Natelson thus mount an impressive historical case that the principles of agency law and fiduciary trust can help us better understand the necessary and proper clause. Lawson and Seidman push the implications of this understanding in arguing that agency law further suggests that Congress’ power under the clause is limited to “principles of reasonableness” (p.121). Of course, this has been a much vexed standard within American constitutional law. Yet Lawson and Seidman seek to give this standard solid grounding by turning from agency law to administrative law. Here again they make a compelling case that private agency law parallels the public law and its principle of reasonableness. The crux of the argument is again to illustrate that even while the necessary and proper clause gives inherent powers, Congress is not the sole judge of the limits of [*138] inherent powers. Indeed, much like agency law, the principle of reasonableness requires that Congress exercise its powers based on its original grant of power.  Situated within the structure of the Constitution, this means that the other branches of government have a role to play in holding Congress within its limits even when it acts under the necessary and proper clause.

 

This is further drawn out by Geoffrey Miller’s turning to the corporate law background. If the Constitution is often thought of as a sort of contract, this is given detail in examining the Constitution as a corporate charter.
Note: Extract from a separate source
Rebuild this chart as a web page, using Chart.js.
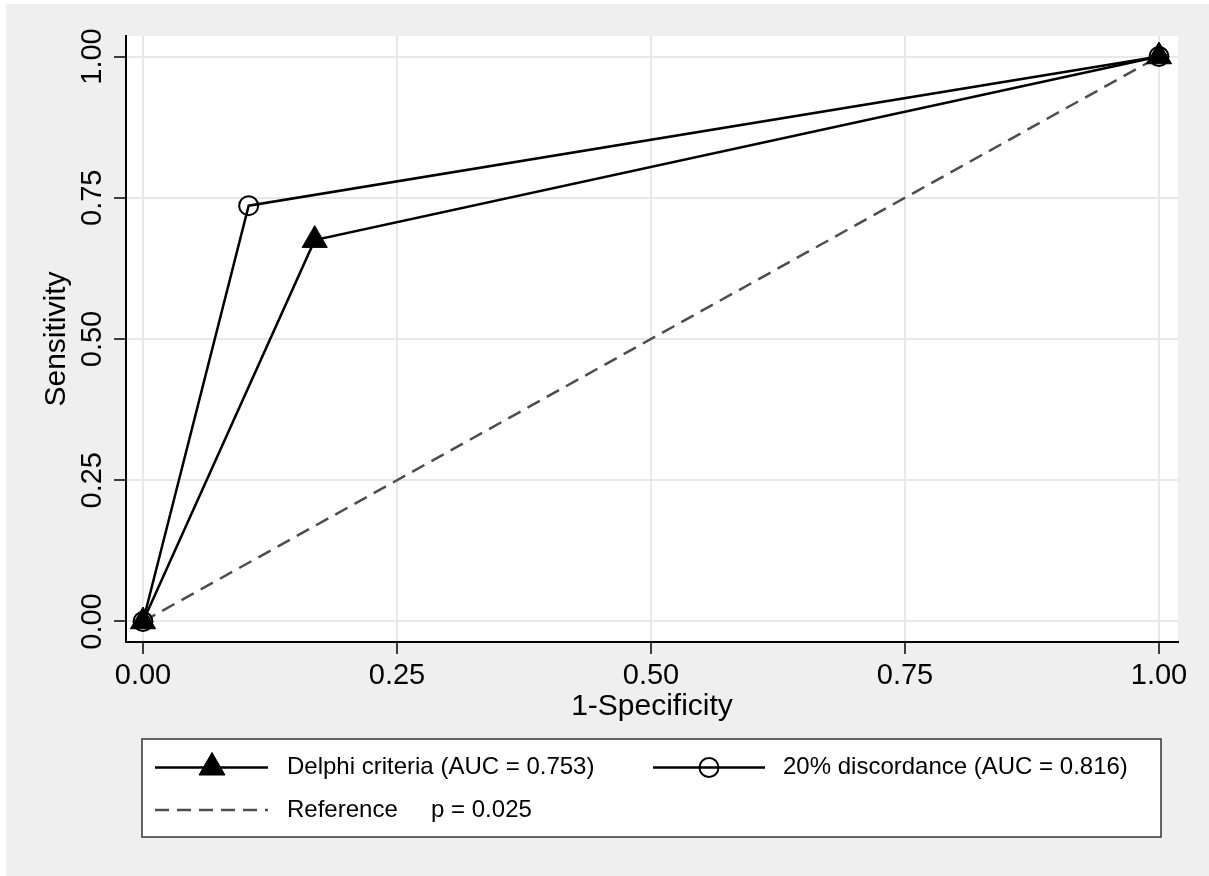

Given the textual language of the clause, it might be seen to derive not just from agency principles in general, but from a specific application of those principles – that is, corporate charters (p.146).  Miller’s independent line of research in the corporate law background of the necessary and proper clause comes to reinforce the logic of public agency law in understanding the necessary and proper clause.  And the key, again, is that the clause does not convey independent authority, but confines it to the terms of the charter. And, perhaps most importantly, it does not leave the judgment wholly to Congress as to the exercise of its power, but allows another – the Supreme Court –  to check Congress’s grant of power (p.159). 

 

Drawing on private law, the authors make a powerful case for its influence on our understanding of the public law of the Constitution. It is an impressive historical and logical case, which gets reinforced from different perspectives – the private law of agency, and in particular corporate law, as well as the common law and administrative law – that are seen to be manifest in interesting ways in our fundamental public law. While much of this work situates historical debates in a more familiar way, it is interesting to see the parallels that have so long gone unnoticed. And it is difficult not to conclude these various aspects of law had an influence on the drafting of the American Constitution and the necessary and proper clause. This alone should make THE ORIGINS OF THE NECESSARY AND PROPER CLAUSE an important work of interest to constitutional scholars and legal historians. The book, however, is also a provocative challenge to the mid twentieth century understandings of the necessary and proper clause. This is certainly not the aim of the work, but in challenging the conventional wisdom it makes a valuable contribution to our understanding of the American Constitution. Yet here the authors reveal a possible split. Some are clearly wed to a form of originalism (Lawson, Natelson, and Seidman), while at least one of them seems ambivalent on this score (Miller). Still, whatever one's interpretive framework, this book will be of wide ranging interest.

 

REFERENCES:

Story, Joseph. 1987. COMMENTARIES ON THE CONSTITUTION OF THE UNITED STATES. Durham: Carolina Academic Press.

 

CASE REFERENCES:

GONZALES v. RAICH, 545 U.S. 1 (2005).

MCCULLOCH v. The STATE OF MARYLAND, 17 U.S. 316 (1819).

WICKARD v. FILBURN, 317 U.S. 111 (1942).